Dispute at Sterling threatens air travel safety Skip to content

Dispute at Sterling threatens air travel safety

Danish flight authorities have intervened in a dispute within the ranks of the pilots of Sterling Airlines which is said to be so severe that it threatens the airline’s safety, reported news station NFS.

Last year, in a highly publicized acquisition, Icelandic investment firm FL Group purchased Sterling from Icelandic owned Fons Investment. Just a few months earlier, Fons had merged Maersk Airlines into Sterling.

Now the pilots of these two airlines are split into two factions. The former Maersk pilots are said to be upset because of a new contract with Sterling which they believe favors the former Sterling pilots.

In an anonymous letter to the Danish flight authorities, the disputes are said to have gotten to the level that if these pilots fly together the safety of the airplane could be threatened.

For safety reasons, Sterling’s Director of Flight Operations has reacted to the situation by separating the two groups, now the flight crews consist either of Sterling or Maersk pilots, not both.

During FL Group’s acquisition of Sterling, questions arose in the Icelandic media whether FL Group’s CEO Hannes Smárason had collaborated with Sterling owner Fons Investment during Fons’s original acquisition of Sterling and whether FL Group had paid an unreasonable premium for Sterling.
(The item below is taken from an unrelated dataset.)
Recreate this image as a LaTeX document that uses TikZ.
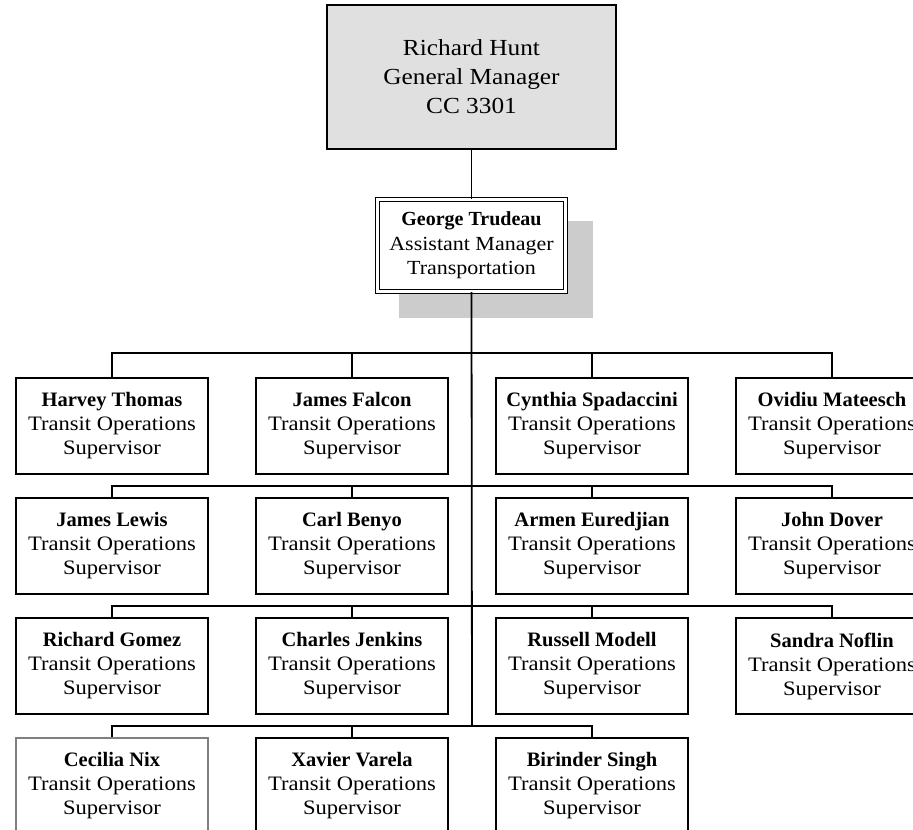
\documentclass[tikz,border=0pt]{standalone}
\usepackage{fontspec}
\setmainfont[FakeStretch=1.1, BoldFeatures={FakeStretch=1.0}]{Liberation Serif}
\definecolor{topgray}{HTML}{E0E0E0}
\definecolor{shadowgray}{HTML}{CCCCCC}
\definecolor{nixgray}{HTML}{7F7F7F}
\begin{document}
\begin{tikzpicture}[x=1pt,y=-1pt,
  line width=1.7pt,
  tosbox/.style={draw, line width=1.7pt, fill=white, minimum width=192pt, minimum height=96pt,
    inner sep=0pt, align=center, font=\fontsize{20.5}{24}\selectfont},
  conn/.style={line width=1.8pt}]
\useasboundingbox (0,0) rectangle (913,830);
\clip (0,0) rectangle (913,830);
% top
\node[draw, line width=1.7pt, fill=topgray, minimum width=289pt, minimum height=144pt, inner sep=0pt,
  align=center, font=\fontsize{23}{29}\selectfont] (gm) at (471.5,77) {Richard Hunt\\General Manager\\CC 3301};
% shadow
\fill[shadowgray] (399,221) rectangle (593,318);
\node[draw, double, double distance=2.5pt, line width=1.1pt, fill=white, minimum width=188pt, minimum height=92pt,
  inner sep=0pt, align=center, font=\fontsize{20}{24.5}\selectfont] (gt) at (471.5,245.5)
  {\textbf{George Trudeau}\\Assistant Manager\\Transportation};
% bus coordinates
\coordinate (b1) at (472,353);
\coordinate (b2) at (472,486);
\coordinate (b3) at (472,606);
\coordinate (b4) at (472,726);
\draw[conn] (gm.south) -- (gt.north);
\draw[conn] (gt.south) -- (b4);
% row 1
\node[tosbox] (r1a) at (112,426) {\textbf{Harvey Thomas}\\Transit Operations\\Supervisor};
\node[tosbox] (r1b) at (352,426) {\textbf{James Falcon}\\Transit Operations\\Supervisor};
\node[tosbox] (r1c) at (592,426) {\textbf{Cynthia Spadaccini}\\Transit Operations\\Supervisor};
\node[tosbox] (r1d) at (832,426) {\textbf{Ovidiu Mateesch}\\Transit Operations\\Supervisor};
% row 2
\node[tosbox] (r2a) at (112,546) {\textbf{James Lewis}\\Transit Operations\\Supervisor};
\node[tosbox] (r2b) at (352,546) {\textbf{Carl Benyo}\\Transit Operations\\Supervisor};
\node[tosbox] (r2c) at (592,546) {\textbf{Armen Euredjian}\\Transit Operations\\Supervisor};
\node[tosbox] (r2d) at (832,546) {\textbf{John Dover}\\Transit Operations\\Supervisor};
% row 3
\node[tosbox] (r3a) at (112,666) {\textbf{Richard Gomez}\\Transit Operations\\Supervisor};
\node[tosbox] (r3b) at (352,666) {\textbf{Charles Jenkins}\\Transit Operations\\Supervisor};
\node[tosbox] (r3c) at (592,666) {\textbf{Russell Modell}\\Transit Operations\\Supervisor};
\node[tosbox] (r3d) at (832,666) {\textbf{Sandra Noflin}\\Transit Operations\\Supervisor};
% row 4
\node[tosbox, draw=nixgray, line width=1.1pt] (r4a) at (112,786) {\textbf{Cecilia Nix}\\Transit Operations\\Supervisor};
\node[tosbox] (r4b) at (352,786) {\textbf{Xavier Varela}\\Transit Operations\\Supervisor};
\node[tosbox] (r4c) at (592,786) {\textbf{Birinder Singh}\\Transit Operations\\Supervisor};
% connectors
\draw[conn] (r1a.north) |- (b1) -| (r1d.north);
\draw[conn] (r1b.north) |- (b1);
\draw[conn] (r1c.north) |- (b1);
\draw[conn] (r2a.north) |- (b2) -| (r2d.north);
\draw[conn] (r2b.north) |- (b2);
\draw[conn] (r2c.north) |- (b2);
\draw[conn] (r3a.north) |- (b3) -| (r3d.north);
\draw[conn] (r3b.north) |- (b3);
\draw[conn] (r3c.north) |- (b3);
\draw[conn] (r4a.north) |- (b4) -| (r4c.north);
\draw[conn] (r4b.north) |- (b4);
\end{tikzpicture}
\end{document}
Icelandic daily Bladid reported that after Fons’s acquisition of Sterling, FL Group transferred ISK 3 billion to the Luxembourg subsidiary of Kaupthing without any formal loan agreements or other similar documentation. The funds were transfered back to FL Group after several members of the board met with representatives of Kaupthing. Subsequently, 6 out of 7 directors at FL Group resigned.

In the midst of the speculation of unauthorized dealings, Smárason told Icelandic National Broadcasting Service, RÚV, that if Sterling’s operations went according to plan, Sterling would be worth “five times as much within a year”.

Earlier this month, at a Börsen Executive Club sponsored conference in Copenhagen, Smárason said that in making good business decisions it was key to exclude all emotional aspects towards companies.

His comments provoked former Prime Minister and co-editor of Fréttabladid Thorsteinn Pálsson to write in an editorial recently, “the emotions that employees have relating to their obligations in the workplace are one of the most important foundations of the success of companies. But don’t the obligations then need to be reciprocated?” “All things considered, perhaps emotions, obligations and profits are not altogether independent entities,” wrote Pálsson.